Project Management in Engineering: This elective teaches project planning, risk management, resource allocation, and quality assurance principles. It prepares students for leadership roles in engineering organizations.
Artificial Intelligence in Engineering: Integrating AI concepts with engineering applications, this course focuses on machine learning algorithms, neural networks, and predictive modeling in engineering contexts.
Advanced Computational Methods: This course enhances understanding of numerical techniques for solving complex engineering problems. Students utilize finite element analysis, computational fluid dynamics, and optimization algorithms.
Embedded Systems in Engineering: Designed to introduce students to embedded system design, this elective covers microcontrollers, real-time operating systems, and IoT integration in engineering applications.
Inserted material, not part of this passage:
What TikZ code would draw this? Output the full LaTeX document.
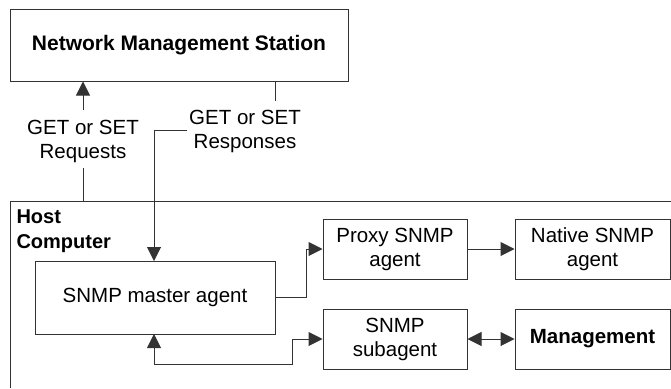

Research Methodology: A foundational course for thesis preparation, covering experimental design, data collection, statistical analysis, and scientific writing. It prepares students for conducting independent research projects.
Capstone Project I & II: These two semesters-long capstone experiences allow students to undertake comprehensive engineering projects from concept to implementation. Projects are supervised by faculty members with industry ties, ensuring relevance and impact.
Project-Based Learning Philosophy
The department's philosophy on project-based learning is centered around the idea that hands-on experience drives deeper understanding and innovation. The approach involves iterative design cycles, where students identify problems, brainstorm solutions, prototype ideas, test outcomes, and refine designs based on feedback.
Mini-projects are assigned in the second and fourth semesters, with each project lasting approximately 8 weeks. These projects encourage collaboration among peers, critical thinking, and application of theoretical knowledge to practical scenarios. Evaluation includes peer reviews, faculty assessments, and presentations.
The final-year thesis or capstone project is a more extensive endeavor, spanning two semesters. Students choose topics aligned with their interests and career aspirations, often collaborating with industry partners or faculty research groups. The process involves proposal development, literature review, experimental design, data analysis, and final presentation.
Faculty mentors are assigned based on student preferences and expertise areas. The mentorship model ensures personalized guidance throughout the project lifecycle, fostering academic growth and professional readiness.